UScellular today announced what the company says is the first hybrid public-private wireless service.
The offering targets businesses that want private wireless networks but also want the ability to transition back and forth with public wireless networks, explained David Allen, director of emerging technologies and business development for UScellular, and Nick Davies, vice president of partner strategy for Betacom, which is supplying the technology underlying the offering, in a pre-briefing with Telecompetitor.
Allen and Davies cited examples of where this capability might be useful. A retailer might have a sale in its parking lot and could benefit from being able to take a tablet from the private network inside the store to the parking lot and have it work seamlessly. Or a scanner might track a subcomponent used in a stock keeping unit (SKU) from the point where it is assembled into a finished product, then gets put on a vehicle and moved to another place.
As Allen explained, “the secret sauce is in the SIM provisioning for the device—there is a single SIM for both networks.”
He added that “We treat the private network as a peer of ours and allow the device to transition seamlessly between the public and private network.”

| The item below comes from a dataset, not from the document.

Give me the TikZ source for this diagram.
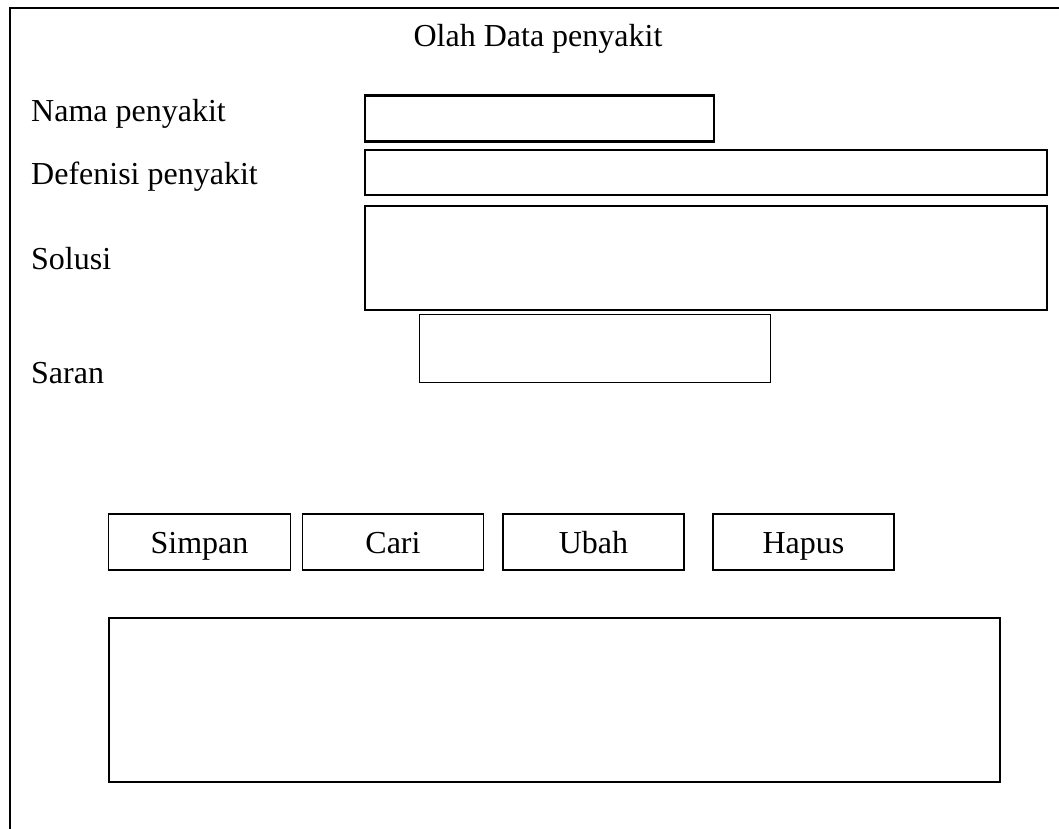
\documentclass[tikz,border=0pt]{standalone}
\usepackage{fontspec}
\setmainfont{Liberation Serif}
\begin{document}
\begin{tikzpicture}[x=1pt,y=-1pt,
  frame/.style={draw=black,line width=2.4pt},
  field/.style={draw=black,line width=2.4pt,inner sep=0pt,anchor=north west},
  thinfield/.style={draw=black,line width=1.3pt,inner sep=0pt,anchor=north west},
  btn/.style={draw=black,line width=1.9pt,inner sep=0pt,anchor=north west,
    minimum height=56pt,text height=26pt,text depth=2pt,
    font=\fontsize{32}{38}\selectfont},
  lbl/.style={anchor=base west,inner sep=0pt,font=\fontsize{32}{38}\selectfont},
  ttl/.style={anchor=base,inner sep=0pt,font=\fontsize{32}{38}\selectfont}]
\useasboundingbox (0,0) rectangle (1059,829);
\begin{scope}
\clip (0,0) rectangle (1059,829);
% form window, running off the right and bottom edges
\draw[frame] (10,8) rectangle (1080,850);
\end{scope}

% title
\node[ttl] (title) at (538,47) {Olah Data penyakit};

% labels
\node[lbl] (lnama) at (31,122) {Nama penyakit};
\node[lbl] (ldef) at (31,184) {Defenisi penyakit};
\node[lbl] (lsol) at (31,269) {Solusi};
\node[lbl] (lsaran) at (31,383) {Saran};

% input fields
\node[field,minimum width=349pt,minimum height=46pt] (fnama) at (364,94.5) {};
\node[field,minimum width=682pt,minimum height=45pt] (fdef) at (364,149) {};
\node[field,minimum width=682pt,minimum height=104pt] (fsol) at (364,205) {};
\node[thinfield,minimum width=351pt,minimum height=68pt] (fsaran) at (419,314) {};

% buttons
\node[btn,minimum width=182pt] (simpan) at (107.5,513) {Simpan};
\node[btn,minimum width=181pt] (cari) at (301.5,513) {Cari};
\node[btn,minimum width=181pt] (ubah) at (502,513) {Ubah};
\node[btn,minimum width=181pt] (hapus) at (712,513) {Hapus};

% data grid
\node[field,minimum width=891pt,minimum height=164pt] (grid) at (107.5,616.5) {};
\end{tikzpicture}
\end{document}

The offering works even where UScellular doesn’t have its own cellular network but instead relies on a roaming agreement.
Betacom’s deal with UScellular isn’t exclusive, but perhaps surprisingly, Davies doesn’t expect to be selling to other major wireless providers any time soon.
“No one else is saying they want to solve this problem; we’d like this, too,” said Davies.
Many companies that operate public cellular networks view private cellular as cannibalizing their existing business, but UScellular has a different take on that, said Allen.
“Rather than trying to slow it down or stymie it, we treat Betacom and any customer network as a peer.”
Allen said UScellular has validated the Betacom technology in a laboratory and operator environment.